Marco Riccòmini
Una norvegese a Firenze
La città di mare norvegese da cui proviene ha nello stemma una nave vichinga, una testa di drago per polena, una vela quadrata a strisce bianche e rosse. Perché lì (ossia nei pressi del porto di Sandefjord, a sud-ovest di Oslo lungo la costa dello Skagerrak), sul finire dell’Ottocento fu rinvenuta la Nave di Gokstad, un’imponente drakkar vichinga del IX secolo (quando Carlo III detto il Grosso, l’ultimo dei carolingi, governava l’Italia, per intenderci). E come i suoi antenati, che solcarono i mari giungendo a mettere a ferro e fuoco alcune città costiere italiane come Pisa, narrano le fonti, anche Anita non ha avuto timori nel “veleggiare” lontano da casa, cedendo a sua volta al fascino del meridione d’Europa. E sebbene gli studi furono indirizzati più sull’arte moderna che su quella antica, la “virata” verso l’antiquariato è arrivata quando nel 2001 si è trovata ad ereditare i muri di quella che fu la bottega di Livio Bruschi in via dei Fossi a Firenze (di cui ha conservato, in memoria, il “nom de guerre”).

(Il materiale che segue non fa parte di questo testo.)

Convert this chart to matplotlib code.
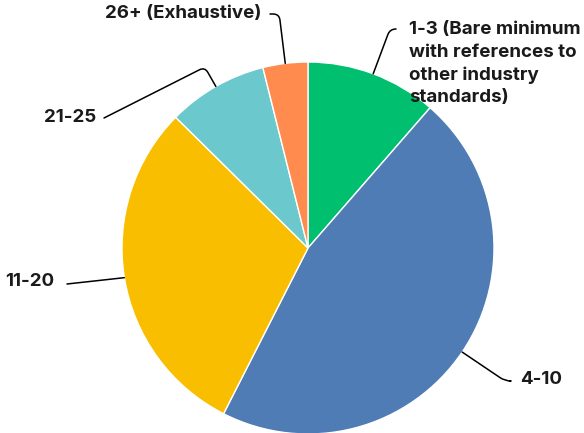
import numpy as np
import matplotlib
matplotlib.use("Agg")
import matplotlib.pyplot as plt

# share of respondents per bucket
labels = ["1-3 (Bare minimum\nwith references to\nother industry\nstandards)",
          "4-10", "11-20", "21-25", "26+ (Exhaustive)"]
values = [11.4, 46.1, 29.9, 8.7, 3.9]
colors = ["#00BF6F", "#507CB6", "#F9BE00", "#6BC8CD", "#FF8B4F"]

W, H = 584, 433

def img(x, y):
    # image pixel coords (y down) -> axes data coords (y up)
    return (x, H - y)

plt.rcParams['font.family'] = ['Inter', 'DejaVu Sans']

fig = plt.figure(figsize=(W / 100, H / 100), dpi=100)
ax = fig.add_axes([0, 0, 1, 1])

center = img(308, 248)
radius = 186
wedges, _ = ax.pie(values, colors=colors, startangle=90, counterclock=False,
                   center=center, radius=radius,
                   wedgeprops=dict(edgecolor='white', linewidth=1))

ax.set_xlim(0, W)
ax.set_ylim(0, H)
ax.set_aspect('equal')
ax.axis('off')

# label text position, alignment, line start next to text, angle of first segment
label_pos = [
    (img(409, 30), 'left', 'center_baseline', img(396, 29), 0),
    (img(520, 380), 'left', 'center', img(510, 381), 0),
    (img(5, 282), 'left', 'center', img(67, 284), None),
    (img(44, 117), 'left', 'center', img(104, 118), 26.8),
    (img(105, 13), 'left', 'center', img(270, 14), 0),
]

for w, lab, (tpos, ha, va, lstart, angA) in zip(wedges, labels, label_pos):
    mid = np.deg2rad((w.theta1 + w.theta2) / 2)
    anchor = (center[0] + radius * np.cos(mid), center[1] + radius * np.sin(mid))
    if '\n' in lab:
        # stack the lines by hand so the spacing matches
        for i, line in enumerate(lab.split('\n')):
            ax.text(tpos[0], tpos[1] - 22.4 * i, line, ha=ha, va='center',
                    fontsize=13.5, fontweight='bold', color='#1a1a1a')
    else:
        ax.text(tpos[0], tpos[1], lab, ha=ha, va=va, fontsize=13.5,
                fontweight='bold', color='#1a1a1a')
    if angA is None:
        cs = "arc3,rad=0"
    else:
        cs = f"angle,angleA={angA},angleB={np.rad2deg(mid):.1f},rad=6"
    ax.annotate('', xy=anchor, xytext=lstart,
                arrowprops=dict(arrowstyle='-', color='black', lw=1.1,
                                connectionstyle=cs, shrinkA=0, shrinkB=0,
                                patchA=None, patchB=None))

plt.savefig("out.png", dpi=100)
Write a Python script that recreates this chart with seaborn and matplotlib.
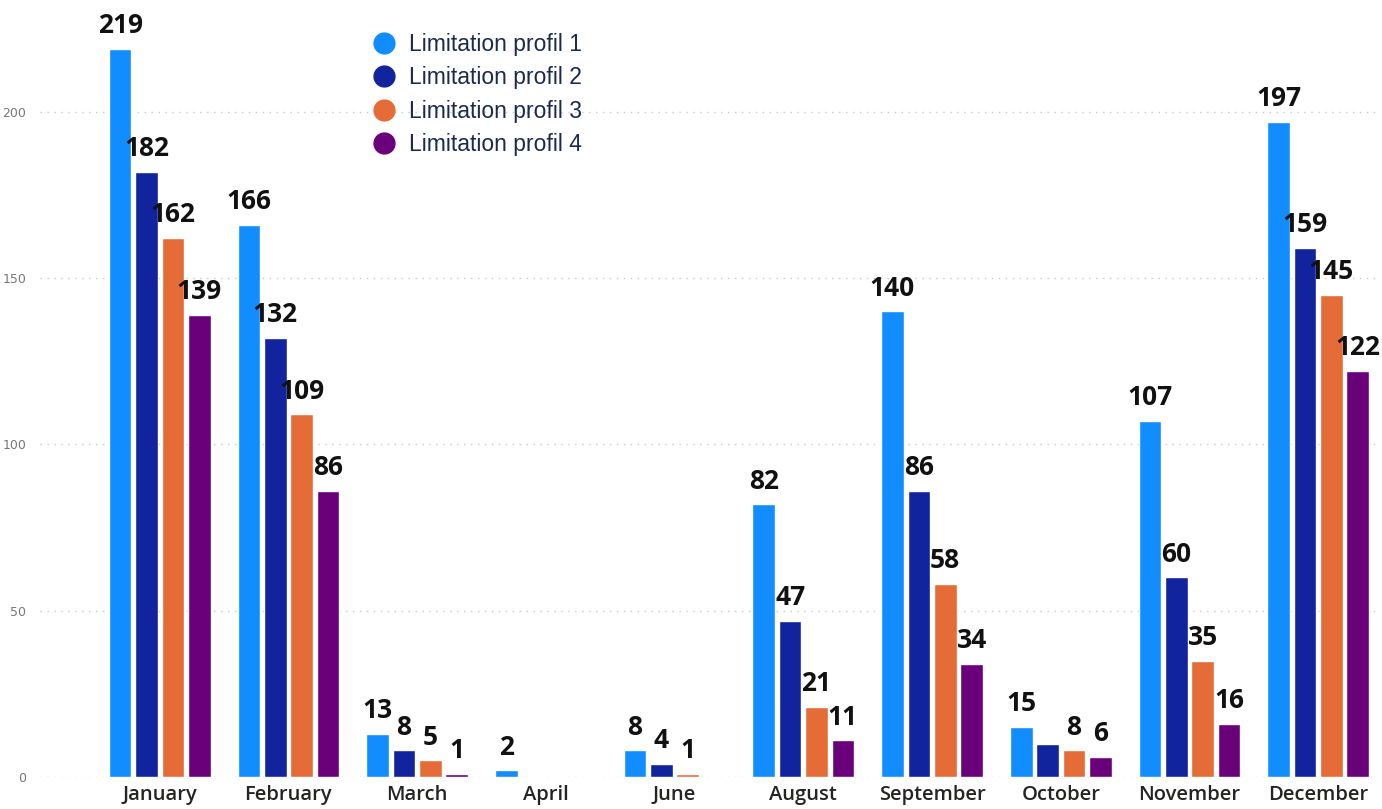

Forse, nel suo sangue scorre il gusto dei suoi avi “Danesi” (Dani, com’erano detti i Vichinghi), così che Anita propende per gli oggetti preziosi, o i Works of Art, come quel bauletto cinquecentesco in legno rivestito di cuoio punzonato, oggi a Palazzo Davanzati (il Museo della Casa Fiorentina Antica), o quel prezioso cofanetto embriacesco finito presso un collezionista americano. O, anche, quella testina di giovane in marmo, forse francese (che secoli fa, nel corso d’una razzia, non avrebbero esitato a staccare con un colpo d’ascia bipenne da un portale gotico).